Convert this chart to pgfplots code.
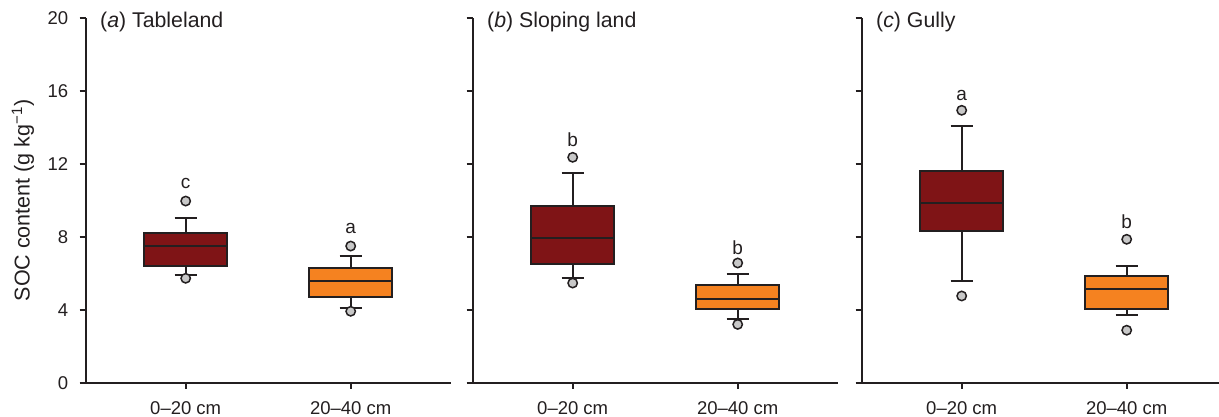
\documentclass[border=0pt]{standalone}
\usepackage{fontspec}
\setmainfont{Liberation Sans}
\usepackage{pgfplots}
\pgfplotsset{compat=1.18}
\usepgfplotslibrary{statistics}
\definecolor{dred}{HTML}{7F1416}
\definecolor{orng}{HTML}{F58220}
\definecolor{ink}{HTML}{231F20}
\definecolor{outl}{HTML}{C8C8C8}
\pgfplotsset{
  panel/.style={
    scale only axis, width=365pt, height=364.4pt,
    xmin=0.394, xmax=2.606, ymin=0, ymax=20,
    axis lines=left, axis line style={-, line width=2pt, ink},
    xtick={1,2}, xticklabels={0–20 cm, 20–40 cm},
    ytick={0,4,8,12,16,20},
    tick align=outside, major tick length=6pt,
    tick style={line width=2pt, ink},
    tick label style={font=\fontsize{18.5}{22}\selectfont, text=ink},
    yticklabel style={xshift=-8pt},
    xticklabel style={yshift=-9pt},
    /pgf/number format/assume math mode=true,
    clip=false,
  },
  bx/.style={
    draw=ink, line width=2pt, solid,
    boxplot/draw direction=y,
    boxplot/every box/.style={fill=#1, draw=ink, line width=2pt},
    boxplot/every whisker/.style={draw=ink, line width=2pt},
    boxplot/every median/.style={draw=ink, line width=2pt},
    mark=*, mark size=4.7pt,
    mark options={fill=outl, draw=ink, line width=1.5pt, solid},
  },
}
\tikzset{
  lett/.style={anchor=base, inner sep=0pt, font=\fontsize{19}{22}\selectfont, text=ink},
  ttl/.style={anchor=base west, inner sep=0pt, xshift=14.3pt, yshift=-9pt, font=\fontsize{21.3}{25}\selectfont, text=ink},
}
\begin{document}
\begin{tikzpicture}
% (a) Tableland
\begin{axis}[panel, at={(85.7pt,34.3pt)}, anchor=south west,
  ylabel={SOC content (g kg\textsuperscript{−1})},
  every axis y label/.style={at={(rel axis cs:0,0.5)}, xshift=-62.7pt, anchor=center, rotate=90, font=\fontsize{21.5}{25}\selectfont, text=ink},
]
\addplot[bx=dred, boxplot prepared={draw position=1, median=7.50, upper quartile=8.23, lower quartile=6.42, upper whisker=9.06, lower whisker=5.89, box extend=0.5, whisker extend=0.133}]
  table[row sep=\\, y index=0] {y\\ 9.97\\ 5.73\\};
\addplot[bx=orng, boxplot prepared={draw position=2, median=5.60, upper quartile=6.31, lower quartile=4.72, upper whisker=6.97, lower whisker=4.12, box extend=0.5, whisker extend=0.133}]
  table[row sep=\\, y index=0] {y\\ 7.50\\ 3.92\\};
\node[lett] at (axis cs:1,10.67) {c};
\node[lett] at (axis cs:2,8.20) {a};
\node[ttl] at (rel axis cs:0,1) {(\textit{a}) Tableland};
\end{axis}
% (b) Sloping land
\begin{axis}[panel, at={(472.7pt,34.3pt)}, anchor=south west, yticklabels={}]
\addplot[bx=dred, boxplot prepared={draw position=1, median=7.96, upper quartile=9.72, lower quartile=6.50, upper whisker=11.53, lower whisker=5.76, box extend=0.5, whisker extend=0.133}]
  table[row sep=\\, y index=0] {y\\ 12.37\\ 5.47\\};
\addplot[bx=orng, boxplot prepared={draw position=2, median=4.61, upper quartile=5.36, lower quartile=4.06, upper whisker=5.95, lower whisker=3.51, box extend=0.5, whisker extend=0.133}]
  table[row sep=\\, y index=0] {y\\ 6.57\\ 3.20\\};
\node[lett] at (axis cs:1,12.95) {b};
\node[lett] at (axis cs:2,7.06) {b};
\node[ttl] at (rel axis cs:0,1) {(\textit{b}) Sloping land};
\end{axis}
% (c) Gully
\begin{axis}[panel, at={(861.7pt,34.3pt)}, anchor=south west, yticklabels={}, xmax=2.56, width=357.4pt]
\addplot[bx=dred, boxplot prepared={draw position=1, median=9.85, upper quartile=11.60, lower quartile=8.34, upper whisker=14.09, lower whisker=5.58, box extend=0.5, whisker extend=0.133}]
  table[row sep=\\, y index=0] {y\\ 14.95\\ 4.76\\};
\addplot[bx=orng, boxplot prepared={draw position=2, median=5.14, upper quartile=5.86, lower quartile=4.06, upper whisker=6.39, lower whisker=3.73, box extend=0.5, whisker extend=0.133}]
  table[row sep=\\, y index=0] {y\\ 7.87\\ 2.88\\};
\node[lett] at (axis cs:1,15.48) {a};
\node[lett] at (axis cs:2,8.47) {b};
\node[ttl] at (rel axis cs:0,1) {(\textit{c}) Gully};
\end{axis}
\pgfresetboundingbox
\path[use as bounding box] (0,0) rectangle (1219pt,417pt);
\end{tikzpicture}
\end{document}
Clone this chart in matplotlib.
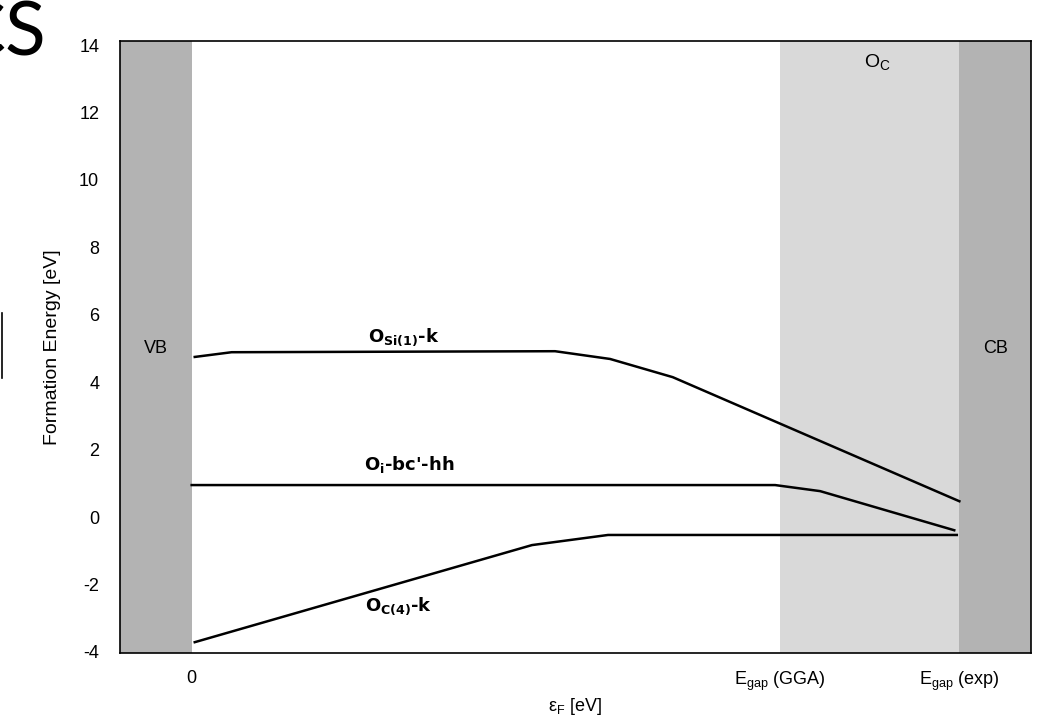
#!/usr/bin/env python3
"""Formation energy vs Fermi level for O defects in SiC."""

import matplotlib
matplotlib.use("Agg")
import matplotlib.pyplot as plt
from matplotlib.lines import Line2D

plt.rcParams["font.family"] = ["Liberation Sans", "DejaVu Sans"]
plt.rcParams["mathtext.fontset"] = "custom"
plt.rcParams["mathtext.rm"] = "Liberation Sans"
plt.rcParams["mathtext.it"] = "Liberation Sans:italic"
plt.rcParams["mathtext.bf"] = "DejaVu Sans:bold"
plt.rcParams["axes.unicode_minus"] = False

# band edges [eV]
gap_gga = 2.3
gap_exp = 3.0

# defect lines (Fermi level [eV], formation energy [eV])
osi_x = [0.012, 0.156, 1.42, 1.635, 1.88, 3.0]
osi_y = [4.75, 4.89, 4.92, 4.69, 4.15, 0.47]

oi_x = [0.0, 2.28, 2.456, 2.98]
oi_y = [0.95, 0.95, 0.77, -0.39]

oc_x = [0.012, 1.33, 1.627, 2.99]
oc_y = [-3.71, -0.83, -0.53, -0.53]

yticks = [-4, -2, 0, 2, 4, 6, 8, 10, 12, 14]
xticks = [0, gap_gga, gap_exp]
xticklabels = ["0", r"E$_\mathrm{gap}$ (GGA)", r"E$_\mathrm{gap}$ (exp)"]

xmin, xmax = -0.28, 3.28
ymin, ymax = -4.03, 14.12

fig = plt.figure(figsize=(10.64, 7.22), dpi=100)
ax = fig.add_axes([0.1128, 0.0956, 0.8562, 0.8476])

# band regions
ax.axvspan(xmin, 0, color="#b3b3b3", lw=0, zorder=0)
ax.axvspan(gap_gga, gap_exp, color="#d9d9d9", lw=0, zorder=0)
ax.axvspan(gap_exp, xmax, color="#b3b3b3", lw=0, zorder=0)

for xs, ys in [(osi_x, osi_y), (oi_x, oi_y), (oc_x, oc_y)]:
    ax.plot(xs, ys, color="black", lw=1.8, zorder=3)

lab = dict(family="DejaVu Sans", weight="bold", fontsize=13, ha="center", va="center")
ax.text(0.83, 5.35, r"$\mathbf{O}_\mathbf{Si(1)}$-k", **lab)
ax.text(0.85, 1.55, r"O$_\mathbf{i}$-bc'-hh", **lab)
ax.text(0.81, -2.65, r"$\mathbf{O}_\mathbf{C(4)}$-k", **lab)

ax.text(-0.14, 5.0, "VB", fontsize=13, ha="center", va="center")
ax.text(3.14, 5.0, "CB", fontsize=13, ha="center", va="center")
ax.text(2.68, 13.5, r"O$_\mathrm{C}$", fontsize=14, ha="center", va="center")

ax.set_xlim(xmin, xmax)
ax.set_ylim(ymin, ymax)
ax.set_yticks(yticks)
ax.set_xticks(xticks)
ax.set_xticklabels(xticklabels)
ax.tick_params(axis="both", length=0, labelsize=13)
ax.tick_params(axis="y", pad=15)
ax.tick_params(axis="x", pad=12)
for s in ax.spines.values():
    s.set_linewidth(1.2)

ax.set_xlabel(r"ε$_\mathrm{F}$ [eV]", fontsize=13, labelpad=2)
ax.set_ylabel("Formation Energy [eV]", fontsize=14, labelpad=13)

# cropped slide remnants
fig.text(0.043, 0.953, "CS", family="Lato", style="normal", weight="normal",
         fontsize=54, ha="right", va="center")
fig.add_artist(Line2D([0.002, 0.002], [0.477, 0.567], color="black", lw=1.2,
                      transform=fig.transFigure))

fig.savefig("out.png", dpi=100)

■ ■ ■ ■ ■

Task directions: From the material given, work out how many lines hold the string "chart"; state that number and nothing further.

Exercise response: 2